::: EXCERPTED RECORDS :::

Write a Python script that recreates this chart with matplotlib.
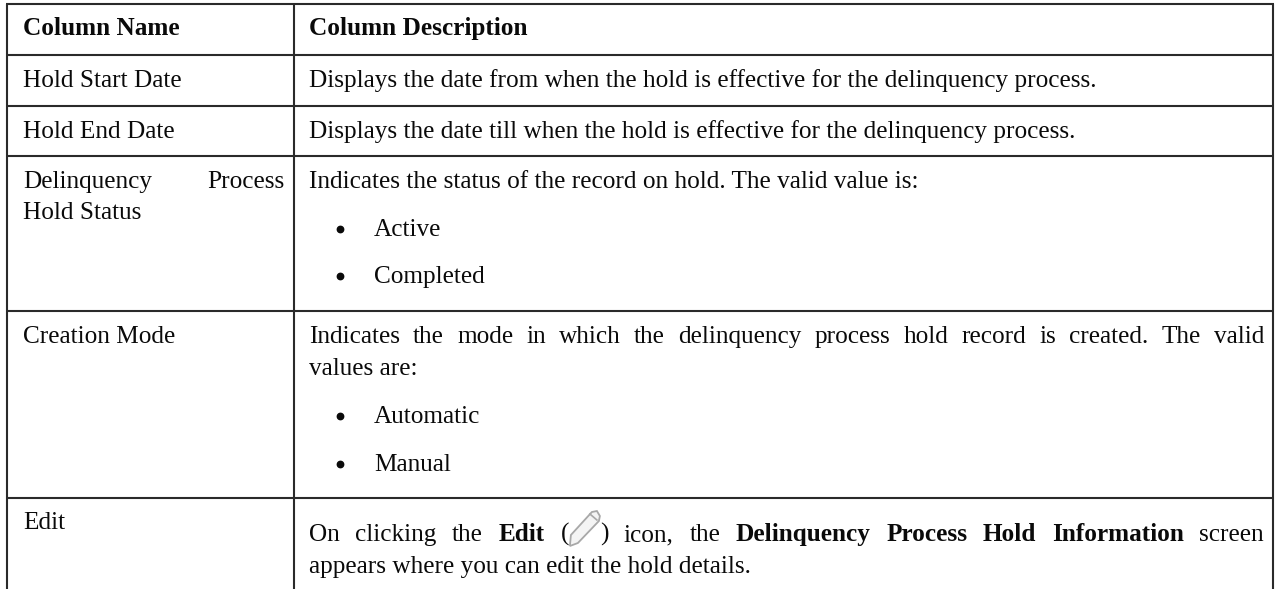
import matplotlib
matplotlib.use('Agg')
import matplotlib.pyplot as plt
from matplotlib.patches import Polygon

plt.rcParams['font.family'] = ['Liberation Serif', 'DejaVu Serif']

# Table text, (word, bold) for the justified lines
header_names = ['Column Name', 'Column Description']
simple_names = ['Hold Start Date', 'Hold End Date', 'Hold Status', 'Creation Mode', 'Edit']
descriptions = ['Displays the date from when the hold is effective for the delinquency process.',
                'Displays the date till when the hold is effective for the delinquency process.',
                'Indicates the status of the record on hold. The valid value is:',
                'values are:',
                'appears where you can edit the hold details.']
bullets = ['Active', 'Completed', 'Automatic', 'Manual']
justified_name = 'Delinquency Process'
justified_mode = 'Indicates the mode in which the delinquency process hold record is created. The valid'
edit_line = [('On', False), ('clicking', False), ('the', False), ('Edit', True), ('(', False), ('ICON', False),
             (')', False), ('icon,', False), ('the', False), ('Delinquency', True), ('Process', True),
             ('Hold', True), ('Information', True), ('screen', False)]

# Grid positions in pixels
row_lines = [4, 55, 106, 156, 311, 498]
col_lines = [7, 294, 1273]
name_y = [87, 138, 219, 343, 529]
desc_y = [87, 138, 188, 375, 573]
bullet_y = [236, 283, 423, 471]

font_size = 18.2
line_color = '#2a2a2a'

fig = plt.figure(figsize=(12.77, 5.89), dpi=100)
ax = fig.add_axes([0, 0, 1, 1])
ax.set_xlim(0, 1277)
ax.set_ylim(589, 0)
ax.axis('off')


def put(x, y, s, bold=False):
    return ax.text(x, y, s, fontsize=font_size, color='#0a0a0a', va='baseline', ha='left',
                   fontweight='bold' if bold else 'normal')


# Write words one by one so the line fills the width from x0 to x1
def justify(words, x0, x1, y, icon_width=31):
    renderer = fig.canvas.get_renderer()
    items = []
    total = 0
    for word, bold in words:
        if word == 'ICON':
            items.append((None, icon_width))
            total += icon_width
            continue
        t = put(0, y, word, bold)
        w = t.get_window_extent(renderer).width
        t.remove()
        items.append((t, w))
        total += w
    # brackets hug the icon, so those joins get no gap
    glued = [w[0] in ('(', 'ICON') for w in words[:-1]]
    gap = (x1 - x0 - total) / (len(glued) - sum(glued))
    x = x0
    icon_x = None
    for i, (word, bold) in enumerate(words):
        if word == 'ICON':
            icon_x = x
        else:
            put(x, y, word, bold)
        x += items[i][1]
        if i < len(glued) and not glued[i]:
            x += gap
    return icon_x


for y in row_lines:
    ax.plot([col_lines[0] - 1, col_lines[-1] + 1], [y, y], color=line_color, lw=1.5, solid_capstyle='butt')
for x in col_lines:
    ax.plot([x, x], [row_lines[0], 589], color=line_color, lw=1.5, solid_capstyle='butt')

put(23, 35, header_names[0], True)
put(309, 35, header_names[1], True)

for name, y in zip(simple_names, name_y):
    put(23, y, name)
justify([(w, False) for w in justified_name.split()], 23, 284, 188)

for text, y in zip(descriptions, desc_y):
    put(309, y, text)
justify([(w, False) for w in justified_mode.split()], 309, 1264, 343)

for label, y in zip(bullets, bullet_y):
    ax.plot([340], [y - 7], 'o', color='#0a0a0a', ms=4.6)
    put(374, y, label)

icon_x = justify(edit_line, 309, 1264, 541)

# Pencil icon, relative to the gap left in the line
pencil = [(1, 36), (2, 25), (23, 2), (28, 1), (31, 6), (30, 11), (9, 33)]
ax.add_patch(Polygon([(icon_x + px, 510 + py) for px, py in pencil], closed=True,
                     facecolor='#f4f4f4', edgecolor='#a8a8a8', lw=1.3))
ax.plot([icon_x + 21, icon_x + 28], [510 + 4, 510 + 10], color='#a8a8a8', lw=1.2)

fig.savefig('out.png', dpi=100)
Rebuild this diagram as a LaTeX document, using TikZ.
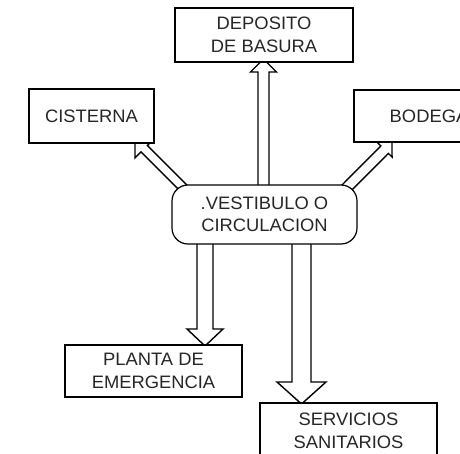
\documentclass[tikz,border=0pt]{standalone}
\usepackage{fontspec}
\setmainfont{Liberation Sans}[FakeStretch=1.02]
\usetikzlibrary{calc}
\pgfdeclarelayer{bg}
\pgfsetlayers{bg,main}
\tikzset{
  box/.style={draw, line width=1.6pt, fill=white, rectangle, align=center, inner sep=0pt,
    font=\fontsize{18}{23}\selectfont, text=black!85},
  hubbox/.style={box, line width=1.2pt, rounded corners=16pt, font=\fontsize{18}{22}\selectfont},
  fatarrow/.style={draw, line width=1.4pt, fill=white, line join=miter}
}
% #1 start, #2 tip, #3 shaft half width, #4 head half width, #5 head length
\newcommand{\fatarr}[5]{%
  \coordinate (fa-b) at ($(#2)!#5!(#1)$);
  \draw[fatarrow] ($(#1)!#3!90:(#2)$) -- ($(fa-b)!#3!90:(#2)$) -- ($(fa-b)!#4!90:(#2)$)
    -- (#2) -- ($(fa-b)!#4!-90:(#2)$) -- ($(fa-b)!#3!-90:(#2)$) -- ($(#1)!#3!-90:(#2)$) -- cycle;
}
\begin{document}
\begin{tikzpicture}[x=1pt,y=-1pt]
\useasboundingbox (0,0) rectangle (460,454);
\clip (0,0) rectangle (460,454);
% nodes
\node[box, minimum width=178pt, minimum height=54pt] (dep) at (264,35) {DEPOSITO\\DE BASURA};
\node[box, minimum width=125pt, minimum height=54pt] (cis) at (91.5,116) {CISTERNA};
\node[box, minimum width=150pt, minimum height=52pt] (bod) at (429,116) {BODEGA};
\node[hubbox, minimum width=185pt, minimum height=59pt] (vest) at (264.5,214.5) {.VESTIBULO O\\CIRCULACION};
\node[box, minimum width=177pt, minimum height=52pt] (pla) at (153.5,371) {PLANTA DE\\EMERGENCIA};
\node[box, minimum width=177pt, minimum height=55pt] (ser) at (348.5,430.5) {SERVICIOS\\SANITARIOS};
% connector ends
\coordinate (a1s) at (263.5,200);   \coordinate (a1e) at (263.5,59);
\coordinate (a2s) at (205,230);     \coordinate (a2e) at (205,346);
\coordinate (a3s) at (301.5,230);   \coordinate (a3e) at (301.5,404);
\coordinate (a4s) at (195,199.6);   \coordinate (a4e) at (135,139.6);
\coordinate (a5s) at (330,204.6);   \coordinate (a5e) at (392,142.2);
\begin{pgfonlayer}{bg}
\fatarr{a1s}{a1e}{5.5pt}{13pt}{13pt}
\fatarr{a2s}{a2e}{8pt}{18pt}{17pt}
\fatarr{a3s}{a3e}{9.5pt}{24.5pt}{22pt}
\fatarr{a4s}{a4e}{4.5pt}{13pt}{13pt}
\fatarr{a5s}{a5e}{5.3pt}{10.5pt}{10.5pt}
\end{pgfonlayer}
\end{tikzpicture}
\end{document}
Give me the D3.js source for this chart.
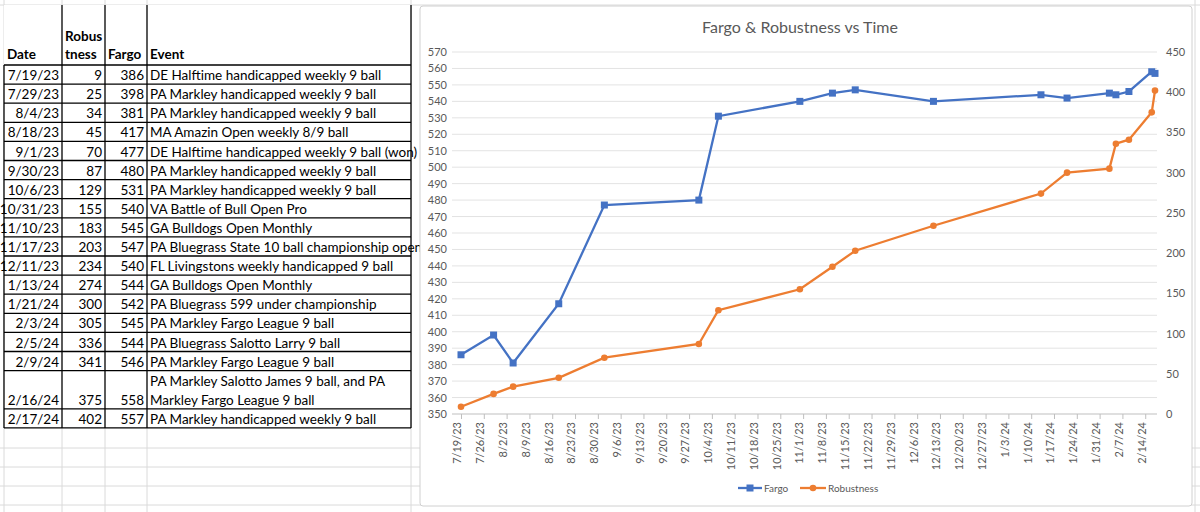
<!DOCTYPE html>
<html>
<head>
<meta charset="UTF-8">
<script src="https://cdn.jsdelivr.net/npm/d3@7"></script>
<style>body{margin:0;background:#fff}</style>
</head>
<body>
<div id="app"></div>
<script>
var dates = ["7/19/23","7/29/23","8/4/23","8/18/23","9/1/23","9/30/23","10/6/23","10/31/23","11/10/23","11/17/23","12/11/23","1/13/24","1/21/24","2/3/24","2/5/24","2/9/24","2/16/24","2/17/24"];
var robustness = [9,25,34,45,70,87,129,155,183,203,234,274,300,305,336,341,375,402];
var fargo = [386,398,381,417,477,480,531,540,545,547,540,544,542,545,544,546,558,557];
var events = ["DE Halftime handicapped weekly 9 ball","PA Markley handicapped weekly 9 ball","PA Markley handicapped weekly 9 ball","MA Amazin Open weekly 8/9 ball","DE Halftime handicapped weekly 9 ball (won)","PA Markley handicapped weekly 9 ball","PA Markley handicapped weekly 9 ball","VA Battle of Bull Open Pro","GA Bulldogs Open Monthly","PA Bluegrass State 10 ball championship open","FL Livingstons weekly handicapped 9 ball","GA Bulldogs Open Monthly","PA Bluegrass 599 under championship","PA Markley Fargo League 9 ball","PA Bluegrass Salotto Larry 9 ball","PA Markley Fargo League 9 ball","PA Markley Salotto James 9 ball, and PA|Markley Fargo League 9 ball","PA Markley handicapped weekly 9 ball"];

var W = 1200, H = 512;
var svg = d3.select("#app").append("svg").attr("width", W).attr("height", H)
    .style("font-family", "Lato, 'Noto Sans', sans-serif");

// spreadsheet grid
var grid = svg.append("g").attr("stroke", "#dadada").attr("stroke-width", 1);
[4, 62, 105, 147, 411, 1195].forEach(function (x) {
    grid.append("line").attr("x1", x).attr("x2", x).attr("y1", 0).attr("y2", H);
});
[5, 448, 467, 486, 505].forEach(function (y) {
    grid.append("line").attr("x1", 0).attr("x2", W).attr("y1", y).attr("y2", y);
});

// table
var cols = [4, 62, 105, 147, 411];
var rowH = 19.1;
var rowTops = [65];
dates.forEach(function (d, i) {
    rowTops.push(rowTops[i] + (events[i].indexOf("|") >= 0 ? rowH * 2 : rowH));
});
var tb = svg.append("g").attr("font-size", 13.5).attr("fill", "#000");
tb.append("rect").attr("x", 4).attr("y", 5).attr("width", 407).attr("height", rowTops[rowTops.length - 1] - 5).attr("fill", "#fff");
var hd = tb.append("g").attr("font-weight", "bold");
hd.append("text").attr("x", 7).attr("y", 59).text("Date");
hd.append("text").attr("x", 65).attr("y", 41).text("Robus");
hd.append("text").attr("x", 65).attr("y", 59).text("tness");
hd.append("text").attr("x", 108).attr("y", 59).text("Fargo");
hd.append("text").attr("x", 150).attr("y", 59).text("Event");
dates.forEach(function (d, i) {
    var y = rowTops[i + 1] - 4;
    tb.append("text").attr("x", 59).attr("y", y).attr("text-anchor", "end").text(d);
    tb.append("text").attr("x", 102).attr("y", y).attr("text-anchor", "end").text(robustness[i]);
    tb.append("text").attr("x", 144).attr("y", y).attr("text-anchor", "end").text(fargo[i]);
    var parts = events[i].split("|");
    parts.forEach(function (p, k) {
        tb.append("text").attr("x", 150).attr("y", y - (parts.length - 1 - k) * rowH).text(p);
    });
});
var lines = tb.append("g").attr("stroke", "#000");
rowTops.forEach(function (y, i) {
    lines.append("line").attr("x1", 4).attr("x2", 411).attr("y1", y).attr("y2", y).attr("stroke-width", 1.3);
});
cols.forEach(function (x, i) {
    lines.append("line").attr("x1", x).attr("x2", x).attr("y1", i == 0 ? 65 : 5).attr("y2", rowTops[rowTops.length - 1]).attr("stroke-width", 1.3);
});

// chart
svg.append("rect").attr("x", 420).attr("y", 6).attr("width", 772).attr("height", 500).attr("rx", 3)
    .attr("fill", "#fff").attr("stroke", "#d0d0d0");
svg.append("text").attr("x", 800).attr("y", 33).attr("text-anchor", "middle")
    .attr("font-size", 16).attr("fill", "#595959").text("Fargo & Robustness vs Time");

var parse = d3.timeParse("%m/%d/%y");
var fmt = function (d) { return (d.getMonth() + 1) + "/" + d.getDate() + "/" + (d.getFullYear() % 100); };
var x = d3.scaleTime().domain([parse("7/19/23"), parse("2/17/24")]).range([461, 1155]);
var yL = d3.scaleLinear().domain([350, 570]).range([414, 52]);
var yR = d3.scaleLinear().domain([0, 450]).range([414, 52]);

var gl = svg.append("g");
yL.ticks(22).forEach(function (t) {
    gl.append("line").attr("x1", 452).attr("x2", 1157).attr("y1", yL(t)).attr("y2", yL(t))
        .attr("stroke", t == 350 ? "#bfbfbf" : "#e3e3e3");
});
var axL = svg.append("g").attr("transform", "translate(449,0)")
    .call(d3.axisLeft(yL).ticks(22).tickSize(0).tickPadding(2));
var axR = svg.append("g").attr("transform", "translate(1160,0)")
    .call(d3.axisRight(yR).ticks(9).tickSize(0).tickPadding(6));
var weeks = d3.timeDay.every(7).range(parse("7/19/23"), parse("2/18/24"));
weeks = d3.range(31).map(function (i) { return d3.timeDay.offset(parse("7/19/23"), i * 7); });
var axX = svg.append("g").attr("transform", "translate(0,414)")
    .call(d3.axisBottom(x).tickValues(weeks).tickFormat(fmt).tickSize(5));
axX.selectAll("text").attr("transform", "rotate(-90)").attr("text-anchor", "end")
    .attr("x", -8).attr("y", -4).attr("dy", "0.35em");
[axL, axR, axX].forEach(function (a) {
    a.select(".domain").remove();
    a.selectAll("text").attr("fill", "#595959").attr("font-size", 11).attr("font-family", "Lato, 'Noto Sans', sans-serif");
    a.selectAll("line").attr("stroke", "#bfbfbf");
});

var pts = dates.map(function (d, i) { return { t: parse(d), f: fargo[i], r: robustness[i] }; });
var blue = "#4472C4", orange = "#ED7D31";
svg.append("path").datum(pts).attr("fill", "none").attr("stroke", orange).attr("stroke-width", 2.3)
    .attr("d", d3.line().x(function (d) { return x(d.t); }).y(function (d) { return yR(d.r); }));
svg.selectAll(".rc").data(pts).enter().append("circle")
    .attr("cx", function (d) { return x(d.t); }).attr("cy", function (d) { return yR(d.r); })
    .attr("r", 3.3).attr("fill", orange);
svg.append("path").datum(pts).attr("fill", "none").attr("stroke", blue).attr("stroke-width", 2.3)
    .attr("d", d3.line().x(function (d) { return x(d.t); }).y(function (d) { return yL(d.f); }));
svg.selectAll(".fs").data(pts).enter().append("rect")
    .attr("x", function (d) { return x(d.t) - 3.5; }).attr("y", function (d) { return yL(d.f) - 3.5; })
    .attr("width", 7).attr("height", 7).attr("fill", blue);

// legend
var lg = svg.append("g").attr("font-size", 10).attr("fill", "#595959");
lg.append("line").attr("x1", 738).attr("x2", 762).attr("y1", 488).attr("y2", 488).attr("stroke", blue).attr("stroke-width", 2.3);
lg.append("rect").attr("x", 746.5).attr("y", 484.5).attr("width", 7).attr("height", 7).attr("fill", blue);
lg.append("text").attr("x", 764).attr("y", 491.5).text("Fargo");
lg.append("line").attr("x1", 800).attr("x2", 826).attr("y1", 488).attr("y2", 488).attr("stroke", orange).attr("stroke-width", 2.3);
lg.append("circle").attr("cx", 813).attr("cy", 488).attr("r", 3.3).attr("fill", orange);
lg.append("text").attr("x", 828).attr("y", 491.5).text("Robustness");
</script>
</body>
</html>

:::

§ GOAL: Up to and including the line containing "plt.rcParams['font.family'] = ['Liberation", quote each line of the entries above from the very first, please, exactly and without images.

§ EXERCISE OUTPUT:
Write a Python script that recreates this chart with matplotlib.
import matplotlib
matplotlib.use('Agg')
import matplotlib.pyplot as plt
from matplotlib.patches import Polygon

plt.rcParams['font.family'] = ['Liberation Serif', 'DejaVu Serif']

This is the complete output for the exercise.